— Aim of the exercise —
Where does the string "this" appear in the records? Copy every line that contains it.
────
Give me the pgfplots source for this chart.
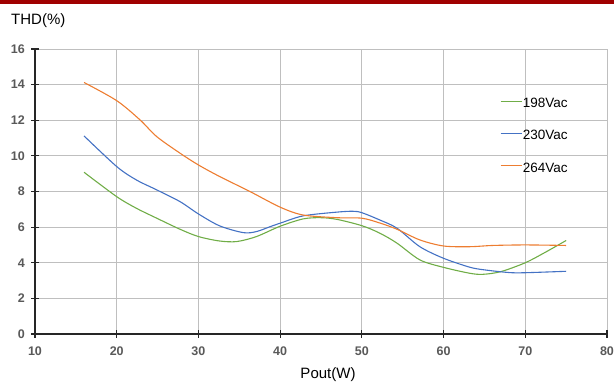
\documentclass[border=0pt]{standalone}
\usepackage{pgfplots}
\pgfplotsset{compat=1.18}
\usepackage{fontspec}
\setmainfont{Liberation Sans}
\definecolor{gA}{RGB}{112,173,71}
\definecolor{bA}{RGB}{68,114,196}
\definecolor{oA}{RGB}{237,125,49}
\definecolor{gridc}{RGB}{191,191,191}
\definecolor{tickc}{RGB}{89,89,89}
\definecolor{barred}{RGB}{160,0,0}
\begin{document}
\begin{tikzpicture}[x=1pt,y=1pt]
\path[use as bounding box] (0,0) rectangle (614,382);
\fill[barred] (0,377.5) rectangle (614,382);
\begin{axis}[
  at={(35pt,48pt)}, anchor=south west,
  scale only axis, width=572pt, height=285pt,
  xmin=10, xmax=80, ymin=0, ymax=16,
  xtick={10,20,...,80}, ytick={0,2,...,16},
  axis x line=bottom, axis y line=left,
  axis line style={black!85, line width=1.1pt, -},
  grid=major, major grid style={gridc, line width=0.9pt},
  tick align=center, major tick length=8pt,
  tick style={black!85, line width=1.1pt},
  /pgf/number format/assume math mode=true,
  ticklabel style={font=\fontsize{12.5}{14}\selectfont\bfseries, text=tickc},
  xticklabel style={anchor=north, inner sep=0pt, yshift=-8.5pt},
  yticklabel style={anchor=east, inner sep=0pt, xshift=-6pt},
  legend style={draw=none, fill=none, inner sep=0pt, at={(axis cs:66.9,13.25)}, anchor=north west,
    font=\fontsize{13.5}{15}\selectfont, row sep=19.7pt,
    nodes={inner sep=0pt, text height=9.5pt, text depth=3pt},
    /tikz/every even column/.append style={column sep=4.5pt}},
  legend cell align=left,
  legend image code/.code={\draw[#1] (0pt,3.2pt) -- (21.5pt,3.2pt);},
]
\addlegendimage{gA, line width=1.1pt}
\addlegendentry{198Vac}
\addlegendimage{bA, line width=1.1pt}
\addlegendentry{230Vac}
\addlegendimage{oA, line width=1.1pt}
\addlegendentry{264Vac}
\addplot[gA, line width=1.1pt, smooth, tension=0.5, forget plot] coordinates {(16,9.08)(20,7.71)(22.4,7.06)(24.9,6.5)(27.75,5.88)(30,5.47)(32.6,5.22)(34.7,5.19)(37.1,5.47)(40,6.05)(42.8,6.46)(44.9,6.53)(46.9,6.44)(50,6.08)(52.2,5.66)(54.3,5.1)(57.1,4.16)(60,3.74)(63.2,3.41)(64.8,3.35)(67,3.5)(70,4.0)(72.5,4.6)(75,5.25)};
\addplot[bA, line width=1.1pt, smooth, tension=0.5, forget plot] coordinates {(16,11.12)(20,9.4)(22.4,8.65)(24.9,8.09)(27.75,7.43)(30,6.74)(32.6,6.07)(35.5,5.69)(37.1,5.75)(38.8,6.03)(40,6.22)(42.8,6.63)(46.9,6.84)(48.9,6.89)(50,6.81)(52.2,6.4)(54.3,5.94)(57.1,4.9)(60,4.25)(63.2,3.75)(65,3.6)(68,3.45)(70,3.44)(75,3.52)};
\addplot[oA, line width=1.1pt, smooth, tension=0.5, forget plot] coordinates {(16,14.12)(20,13.1)(22.85,12.02)(24.9,11.08)(27.75,10.15)(30,9.49)(32.6,8.84)(36.3,8.0)(40,7.12)(42.8,6.68)(46.9,6.53)(50,6.5)(52.2,6.23)(54.3,5.88)(57.1,5.28)(60,4.94)(63.2,4.9)(66,4.97)(70,5.0)(75,4.97)};
\end{axis}
\node[anchor=base west, inner sep=0pt, font=\fontsize{15}{17}\selectfont] at (11,357) {THD(\%)};
\node[anchor=base, inner sep=0pt, font=\fontsize{15}{17}\selectfont] at (328,3) {Pout(W)};
\end{tikzpicture}
\end{document}
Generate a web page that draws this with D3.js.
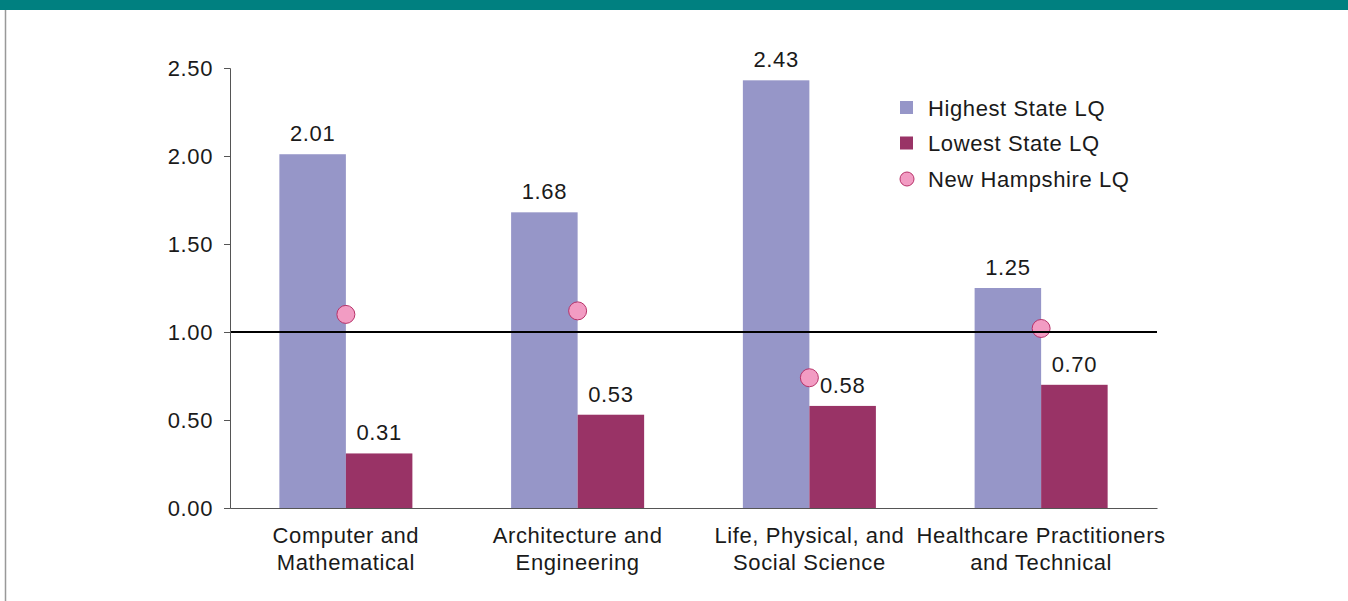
<html>
<head>
<style>
body { margin: 0; background: #fff; }
text { font-family: "Liberation Sans", Arial, sans-serif; fill: #1a1a1a; letter-spacing: 0.6px; }
</style>
</head>
<body>
<div id="chart"></div>
<script src="https://d3js.org/d3.v7.min.js"></script>
<script>

var categories = [["Computer and", "Mathematical"], ["Architecture and", "Engineering"], ["Life, Physical, and", "Social Science"], ["Healthcare Practitioners", "and Technical"]]
var highest = [2.01, 1.68, 2.43, 1.25]
var lowest = [0.31, 0.53, 0.58, 0.70]
var nh = [1.10, 1.12, 0.74, 1.02]
var yTicks = [0, 0.5, 1, 1.5, 2, 2.5]
var seriesNames = ["Highest State LQ", "Lowest State LQ", "New Hampshire LQ"]

var purple = "#9696c8"
var maroon = "#993366"
var pink = "#f29cc3"
var pinkStroke = "#b8336a"
var teal = "#008080"
var fs = "22px"

var W = 1348, H = 601
var margin = {top: 68, left: 230, right: 191, bottom: 93}
var width = W - margin.left - margin.right,
    height = H - margin.top - margin.bottom

var root = d3.select("#chart").append("svg")
    .attr("width", W).attr("height", H)

// frame
root.append("rect").attr("x", 0).attr("y", 0).attr("width", W).attr("height", 10).attr("fill", teal)
root.append("line").attr("x1", 5.5).attr("x2", 5.5).attr("y1", 10).attr("y2", H)
    .attr("stroke", "#999").attr("stroke-width", 1.5)

var svg = root.append("g").attr("transform", "translate(" + margin.left + "," + margin.top + ")")

var x = d3.scaleBand().domain(d3.range(categories.length)).range([0, width]).paddingInner(0).paddingOuter(0)
var y = d3.scaleLinear().domain([0, 2.5]).range([height, 0])
var bw = x.bandwidth() * 0.287

// bars
var groups = svg.selectAll("g.cat").data(categories).enter().append("g")
    .attr("class", "cat")
    .attr("transform", (d, i) => "translate(" + (x(i) + x.bandwidth() / 2) + ",0)")

groups.append("rect")
    .attr("x", -bw).attr("width", bw)
    .attr("y", (d, i) => y(highest[i])).attr("height", (d, i) => height - y(highest[i]))
    .attr("fill", purple)

groups.append("rect")
    .attr("x", 0).attr("width", bw)
    .attr("y", (d, i) => y(lowest[i])).attr("height", (d, i) => height - y(lowest[i]))
    .attr("fill", maroon)

groups.append("text")
    .attr("x", -bw / 2).attr("y", (d, i) => y(highest[i]) - 13)
    .attr("text-anchor", "middle").style("font-size", fs)
    .text((d, i) => highest[i].toFixed(2))

groups.append("text")
    .attr("x", bw / 2).attr("y", (d, i) => y(lowest[i]) - 13)
    .attr("text-anchor", "middle").style("font-size", fs)
    .text((d, i) => lowest[i].toFixed(2))

// reference line at 1.00
svg.append("line")
    .attr("x1", 0).attr("x2", width)
    .attr("y1", y(1)).attr("y2", y(1))
    .attr("stroke", "#000").attr("stroke-width", 2)

groups.append("circle")
    .attr("cx", 0).attr("cy", (d, i) => y(nh[i])).attr("r", 9)
    .attr("fill", pink).attr("stroke", pinkStroke).attr("stroke-width", 1)

// axes
var yAxis = d3.axisLeft(y).tickValues(yTicks).tickFormat(d3.format(".2f")).tickSize(6).tickPadding(11)
var ya = svg.append("g").call(yAxis)
ya.select(".domain").attr("stroke", "#555")
ya.selectAll(".tick line").attr("stroke", "#555")
ya.selectAll("text").style("font-size", fs).style("font-family", "'Liberation Sans', Arial, sans-serif").attr("fill", "#1a1a1a")

var xAxis = d3.axisBottom(x).tickSize(0).tickFormat("")
var xa = svg.append("g").attr("transform", "translate(0," + height + ")").call(xAxis)
xa.select(".domain").attr("stroke", "#555")

groups.append("text")
    .attr("text-anchor", "middle").style("font-size", fs)
    .attr("y", height + 35)
    .selectAll("tspan").data(d => d).enter().append("tspan")
    .attr("x", 0).attr("dy", (d, i) => i == 0 ? 0 : 27)
    .text(d => d)

// legend
var legend = root.append("g").attr("transform", "translate(900,108)")
var items = legend.selectAll("g").data(seriesNames).enter().append("g")
    .attr("transform", (d, i) => "translate(0," + i * 35.5 + ")")
items.filter((d, i) => i < 2).append("rect")
    .attr("x", 0).attr("y", -7).attr("width", 13).attr("height", 13)
    .attr("fill", (d, i) => i == 0 ? purple : maroon)
items.filter((d, i) => i == 2).append("circle")
    .attr("cx", 7).attr("cy", 0).attr("r", 7)
    .attr("fill", pink).attr("stroke", pinkStroke)
items.append("text")
    .attr("x", 28).attr("dy", "0.36em").style("font-size", fs)
    .text(d => d)

</script>
</body>
</html>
────
— Answer to the problem —
Give me the pgfplots source for this chart.
Generate a web page that draws this with D3.js.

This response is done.